>> Begin Records shown
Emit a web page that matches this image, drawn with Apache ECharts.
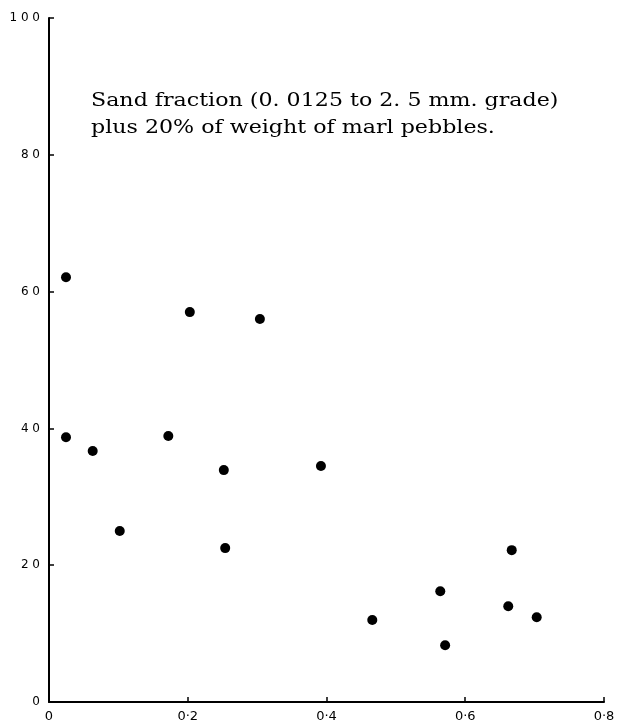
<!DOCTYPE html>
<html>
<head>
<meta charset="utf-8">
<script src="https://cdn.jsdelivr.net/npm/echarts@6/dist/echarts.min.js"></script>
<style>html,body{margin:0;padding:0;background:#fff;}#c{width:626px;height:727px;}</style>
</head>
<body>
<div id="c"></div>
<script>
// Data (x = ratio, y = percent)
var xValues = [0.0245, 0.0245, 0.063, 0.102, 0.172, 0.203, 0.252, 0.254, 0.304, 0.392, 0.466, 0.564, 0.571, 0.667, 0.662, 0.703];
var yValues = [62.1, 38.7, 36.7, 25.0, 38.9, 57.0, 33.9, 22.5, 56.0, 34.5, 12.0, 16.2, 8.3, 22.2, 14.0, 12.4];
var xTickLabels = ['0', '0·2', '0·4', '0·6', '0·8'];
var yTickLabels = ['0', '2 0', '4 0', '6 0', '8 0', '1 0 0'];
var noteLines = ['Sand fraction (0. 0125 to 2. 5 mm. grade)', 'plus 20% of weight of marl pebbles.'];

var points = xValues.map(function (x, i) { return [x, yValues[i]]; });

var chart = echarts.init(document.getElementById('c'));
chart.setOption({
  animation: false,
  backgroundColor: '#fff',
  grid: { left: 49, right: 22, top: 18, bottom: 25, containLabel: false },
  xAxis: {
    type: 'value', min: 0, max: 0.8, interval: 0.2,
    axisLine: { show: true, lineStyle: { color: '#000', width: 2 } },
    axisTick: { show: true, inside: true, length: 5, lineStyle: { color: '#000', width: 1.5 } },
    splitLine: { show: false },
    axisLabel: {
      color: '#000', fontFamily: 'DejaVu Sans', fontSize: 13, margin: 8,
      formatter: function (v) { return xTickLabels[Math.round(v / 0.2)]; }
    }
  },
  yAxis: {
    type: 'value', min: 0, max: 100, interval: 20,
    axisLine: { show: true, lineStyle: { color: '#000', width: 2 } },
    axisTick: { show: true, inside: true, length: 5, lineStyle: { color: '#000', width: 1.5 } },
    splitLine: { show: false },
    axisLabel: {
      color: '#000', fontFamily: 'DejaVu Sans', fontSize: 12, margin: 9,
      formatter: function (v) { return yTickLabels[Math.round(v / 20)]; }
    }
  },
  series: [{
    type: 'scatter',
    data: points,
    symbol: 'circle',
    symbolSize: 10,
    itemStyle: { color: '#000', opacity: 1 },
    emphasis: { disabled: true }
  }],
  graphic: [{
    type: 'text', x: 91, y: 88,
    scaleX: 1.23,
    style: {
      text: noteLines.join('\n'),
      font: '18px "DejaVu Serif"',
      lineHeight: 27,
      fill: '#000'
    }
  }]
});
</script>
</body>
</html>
>> End Records shown
>> Begin Records shown
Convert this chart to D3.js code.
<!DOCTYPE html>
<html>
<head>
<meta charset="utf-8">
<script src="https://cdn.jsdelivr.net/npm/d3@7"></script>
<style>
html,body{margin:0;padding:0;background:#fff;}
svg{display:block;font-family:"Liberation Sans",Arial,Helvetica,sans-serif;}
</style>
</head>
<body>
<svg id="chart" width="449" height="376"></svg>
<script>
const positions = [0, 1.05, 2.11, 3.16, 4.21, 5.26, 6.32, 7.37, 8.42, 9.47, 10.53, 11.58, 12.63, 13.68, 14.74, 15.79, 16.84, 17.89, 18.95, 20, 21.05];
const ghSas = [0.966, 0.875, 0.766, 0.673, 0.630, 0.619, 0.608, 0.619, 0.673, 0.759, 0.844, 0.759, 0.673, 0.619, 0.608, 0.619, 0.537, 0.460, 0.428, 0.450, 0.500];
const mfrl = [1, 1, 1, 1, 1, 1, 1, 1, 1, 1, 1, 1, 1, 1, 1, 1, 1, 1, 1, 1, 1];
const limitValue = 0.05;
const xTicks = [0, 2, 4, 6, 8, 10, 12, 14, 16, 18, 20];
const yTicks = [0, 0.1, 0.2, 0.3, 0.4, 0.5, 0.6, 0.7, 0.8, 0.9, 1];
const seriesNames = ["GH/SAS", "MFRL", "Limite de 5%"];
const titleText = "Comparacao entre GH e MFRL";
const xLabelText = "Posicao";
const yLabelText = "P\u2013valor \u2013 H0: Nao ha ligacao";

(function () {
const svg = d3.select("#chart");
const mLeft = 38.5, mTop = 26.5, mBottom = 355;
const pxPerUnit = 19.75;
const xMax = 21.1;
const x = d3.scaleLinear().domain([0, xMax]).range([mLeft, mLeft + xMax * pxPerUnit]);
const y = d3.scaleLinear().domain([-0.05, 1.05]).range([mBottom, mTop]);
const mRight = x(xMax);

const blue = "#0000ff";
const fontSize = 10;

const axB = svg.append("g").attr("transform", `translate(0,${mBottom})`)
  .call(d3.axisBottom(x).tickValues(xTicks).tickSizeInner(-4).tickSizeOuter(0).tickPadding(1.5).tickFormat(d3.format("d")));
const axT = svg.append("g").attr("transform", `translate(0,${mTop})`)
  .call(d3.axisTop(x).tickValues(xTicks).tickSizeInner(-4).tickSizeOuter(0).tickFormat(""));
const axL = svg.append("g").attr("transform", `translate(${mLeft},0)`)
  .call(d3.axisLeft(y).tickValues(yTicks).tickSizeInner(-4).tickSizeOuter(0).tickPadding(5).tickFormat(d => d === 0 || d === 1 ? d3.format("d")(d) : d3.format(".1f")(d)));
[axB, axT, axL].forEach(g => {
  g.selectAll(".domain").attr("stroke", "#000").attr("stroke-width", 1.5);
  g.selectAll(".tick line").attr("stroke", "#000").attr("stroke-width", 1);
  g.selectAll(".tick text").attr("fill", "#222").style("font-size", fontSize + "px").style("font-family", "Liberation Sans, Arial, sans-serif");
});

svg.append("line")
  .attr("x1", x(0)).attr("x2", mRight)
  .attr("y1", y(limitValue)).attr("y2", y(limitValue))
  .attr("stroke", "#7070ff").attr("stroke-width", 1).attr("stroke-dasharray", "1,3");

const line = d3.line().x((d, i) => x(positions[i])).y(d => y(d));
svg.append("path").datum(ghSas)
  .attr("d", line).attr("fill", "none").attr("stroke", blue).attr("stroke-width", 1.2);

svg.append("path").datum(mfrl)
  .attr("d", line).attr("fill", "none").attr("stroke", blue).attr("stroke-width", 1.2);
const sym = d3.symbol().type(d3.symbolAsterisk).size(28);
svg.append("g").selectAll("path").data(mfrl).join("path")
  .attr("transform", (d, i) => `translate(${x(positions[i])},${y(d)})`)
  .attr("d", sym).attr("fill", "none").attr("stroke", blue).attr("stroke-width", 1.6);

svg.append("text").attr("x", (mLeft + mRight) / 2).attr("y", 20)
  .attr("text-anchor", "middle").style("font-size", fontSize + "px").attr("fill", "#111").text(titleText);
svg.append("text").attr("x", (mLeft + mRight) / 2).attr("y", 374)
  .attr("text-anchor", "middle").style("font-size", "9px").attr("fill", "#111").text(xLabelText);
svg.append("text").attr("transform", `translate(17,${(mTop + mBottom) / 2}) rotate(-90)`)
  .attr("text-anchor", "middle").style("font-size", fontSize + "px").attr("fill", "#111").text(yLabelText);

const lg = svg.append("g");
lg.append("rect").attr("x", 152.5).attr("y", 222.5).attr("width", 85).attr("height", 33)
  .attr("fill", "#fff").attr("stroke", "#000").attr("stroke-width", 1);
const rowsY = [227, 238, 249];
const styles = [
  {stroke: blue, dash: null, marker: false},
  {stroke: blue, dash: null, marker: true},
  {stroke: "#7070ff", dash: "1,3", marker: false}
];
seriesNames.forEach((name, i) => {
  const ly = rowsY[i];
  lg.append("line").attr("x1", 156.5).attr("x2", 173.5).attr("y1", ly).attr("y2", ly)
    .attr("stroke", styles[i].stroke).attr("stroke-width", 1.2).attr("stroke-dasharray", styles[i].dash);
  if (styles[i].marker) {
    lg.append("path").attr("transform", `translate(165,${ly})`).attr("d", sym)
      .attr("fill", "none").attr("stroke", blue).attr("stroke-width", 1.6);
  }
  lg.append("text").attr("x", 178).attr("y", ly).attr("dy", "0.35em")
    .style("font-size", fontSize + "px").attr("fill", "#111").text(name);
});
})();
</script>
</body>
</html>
>> End Records shown
>> Begin Records shown
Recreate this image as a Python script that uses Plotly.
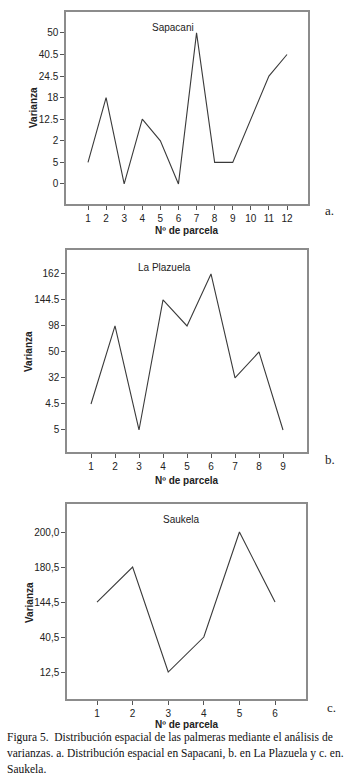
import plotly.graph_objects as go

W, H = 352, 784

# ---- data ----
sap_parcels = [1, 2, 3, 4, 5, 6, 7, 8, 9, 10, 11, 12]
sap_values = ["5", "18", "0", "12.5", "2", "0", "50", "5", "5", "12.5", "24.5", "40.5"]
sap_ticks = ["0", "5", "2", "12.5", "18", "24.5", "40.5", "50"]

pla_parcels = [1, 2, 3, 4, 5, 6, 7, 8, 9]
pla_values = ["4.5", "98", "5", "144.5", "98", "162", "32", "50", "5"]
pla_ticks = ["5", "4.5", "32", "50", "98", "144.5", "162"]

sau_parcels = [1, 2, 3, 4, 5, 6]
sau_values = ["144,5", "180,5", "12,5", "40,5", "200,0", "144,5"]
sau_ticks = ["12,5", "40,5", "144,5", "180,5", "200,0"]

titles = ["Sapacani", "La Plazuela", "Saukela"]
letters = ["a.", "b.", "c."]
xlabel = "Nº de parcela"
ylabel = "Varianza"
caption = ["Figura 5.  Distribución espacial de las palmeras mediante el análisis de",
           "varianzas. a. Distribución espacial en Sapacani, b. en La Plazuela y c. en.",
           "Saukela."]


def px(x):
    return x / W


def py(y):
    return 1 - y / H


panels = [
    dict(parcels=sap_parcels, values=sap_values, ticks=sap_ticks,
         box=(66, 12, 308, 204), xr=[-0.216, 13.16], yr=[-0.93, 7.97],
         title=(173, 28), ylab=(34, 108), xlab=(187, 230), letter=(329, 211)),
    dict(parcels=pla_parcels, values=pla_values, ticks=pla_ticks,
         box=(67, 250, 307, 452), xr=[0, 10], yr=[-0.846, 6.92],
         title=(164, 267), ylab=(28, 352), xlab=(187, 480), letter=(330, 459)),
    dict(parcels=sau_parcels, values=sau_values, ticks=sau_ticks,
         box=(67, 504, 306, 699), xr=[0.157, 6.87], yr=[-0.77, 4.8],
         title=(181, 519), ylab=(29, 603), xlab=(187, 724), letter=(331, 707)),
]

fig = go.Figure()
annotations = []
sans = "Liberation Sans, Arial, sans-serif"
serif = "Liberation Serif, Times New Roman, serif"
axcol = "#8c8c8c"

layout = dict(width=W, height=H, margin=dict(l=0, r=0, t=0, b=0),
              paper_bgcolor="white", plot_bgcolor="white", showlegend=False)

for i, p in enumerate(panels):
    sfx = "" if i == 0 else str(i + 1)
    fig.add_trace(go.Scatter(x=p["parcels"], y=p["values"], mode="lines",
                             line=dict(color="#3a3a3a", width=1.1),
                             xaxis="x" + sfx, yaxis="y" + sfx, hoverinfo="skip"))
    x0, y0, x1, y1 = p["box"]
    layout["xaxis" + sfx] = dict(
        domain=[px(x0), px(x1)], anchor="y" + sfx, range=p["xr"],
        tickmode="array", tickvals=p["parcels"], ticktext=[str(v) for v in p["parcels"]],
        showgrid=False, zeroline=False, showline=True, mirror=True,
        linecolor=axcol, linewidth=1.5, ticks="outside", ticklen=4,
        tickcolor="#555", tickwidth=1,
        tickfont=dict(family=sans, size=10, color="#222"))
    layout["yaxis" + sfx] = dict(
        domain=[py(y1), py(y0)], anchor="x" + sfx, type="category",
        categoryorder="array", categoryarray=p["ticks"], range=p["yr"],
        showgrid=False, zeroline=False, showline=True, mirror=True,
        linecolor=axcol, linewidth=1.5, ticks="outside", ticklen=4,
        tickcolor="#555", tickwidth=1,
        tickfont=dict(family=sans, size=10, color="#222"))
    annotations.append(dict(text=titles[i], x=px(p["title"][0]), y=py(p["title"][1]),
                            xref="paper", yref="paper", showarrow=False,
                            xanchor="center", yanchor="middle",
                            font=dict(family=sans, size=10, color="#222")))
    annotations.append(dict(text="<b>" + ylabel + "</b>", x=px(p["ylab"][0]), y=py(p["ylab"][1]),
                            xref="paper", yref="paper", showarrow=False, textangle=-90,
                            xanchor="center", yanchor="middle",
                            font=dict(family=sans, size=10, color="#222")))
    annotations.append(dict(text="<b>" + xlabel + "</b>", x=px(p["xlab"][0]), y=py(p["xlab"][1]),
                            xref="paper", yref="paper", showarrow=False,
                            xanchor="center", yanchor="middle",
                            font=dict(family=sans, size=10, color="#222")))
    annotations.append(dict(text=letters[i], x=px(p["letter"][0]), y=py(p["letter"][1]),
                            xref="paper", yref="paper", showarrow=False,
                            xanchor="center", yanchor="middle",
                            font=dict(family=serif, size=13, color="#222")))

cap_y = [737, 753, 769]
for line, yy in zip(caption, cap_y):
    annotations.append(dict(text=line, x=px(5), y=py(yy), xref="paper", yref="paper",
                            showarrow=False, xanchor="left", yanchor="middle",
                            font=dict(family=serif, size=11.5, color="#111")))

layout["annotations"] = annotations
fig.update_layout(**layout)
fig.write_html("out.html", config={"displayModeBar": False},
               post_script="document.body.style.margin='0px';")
>> End Records shown
#### Directions for this task
Quote the lines that begin at the line containing "Convert this chart to D3.js code." and end at the line containing "const fontSize = 10;", keeping both of those lines.

#### Answer for this exercise
Convert this chart to D3.js code.
<!DOCTYPE html>
<html>
<head>
<meta charset="utf-8">
<script src="https://cdn.jsdelivr.net/npm/d3@7"></script>
<style>
html,body{margin:0;padding:0;background:#fff;}
svg{display:block;font-family:"Liberation Sans",Arial,Helvetica,sans-serif;}
</style>
</head>
<body>
<svg id="chart" width="449" height="376"></svg>
<script>
const positions = [0, 1.05, 2.11, 3.16, 4.21, 5.26, 6.32, 7.37, 8.42, 9.47, 10.53, 11.58, 12.63, 13.68, 14.74, 15.79, 16.84, 17.89, 18.95, 20, 21.05];
const ghSas = [0.966, 0.875, 0.766, 0.673, 0.630, 0.619, 0.608, 0.619, 0.673, 0.759, 0.844, 0.759, 0.673, 0.619, 0.608, 0.619, 0.537, 0.460, 0.428, 0.450, 0.500];
const mfrl = [1, 1, 1, 1, 1, 1, 1, 1, 1, 1, 1, 1, 1, 1, 1, 1, 1, 1, 1, 1, 1];
const limitValue = 0.05;
const xTicks = [0, 2, 4, 6, 8, 10, 12, 14, 16, 18, 20];
const yTicks = [0, 0.1, 0.2, 0.3, 0.4, 0.5, 0.6, 0.7, 0.8, 0.9, 1];
const seriesNames = ["GH/SAS", "MFRL", "Limite de 5%"];
const titleText = "Comparacao entre GH e MFRL";
const xLabelText = "Posicao";
const yLabelText = "P\u2013valor \u2013 H0: Nao ha ligacao";

(function () {
const svg = d3.select("#chart");
const mLeft = 38.5, mTop = 26.5, mBottom = 355;
const pxPerUnit = 19.75;
const xMax = 21.1;
const x = d3.scaleLinear().domain([0, xMax]).range([mLeft, mLeft + xMax * pxPerUnit]);
const y = d3.scaleLinear().domain([-0.05, 1.05]).range([mBottom, mTop]);
const mRight = x(xMax);

const blue = "#0000ff";
const fontSize = 10;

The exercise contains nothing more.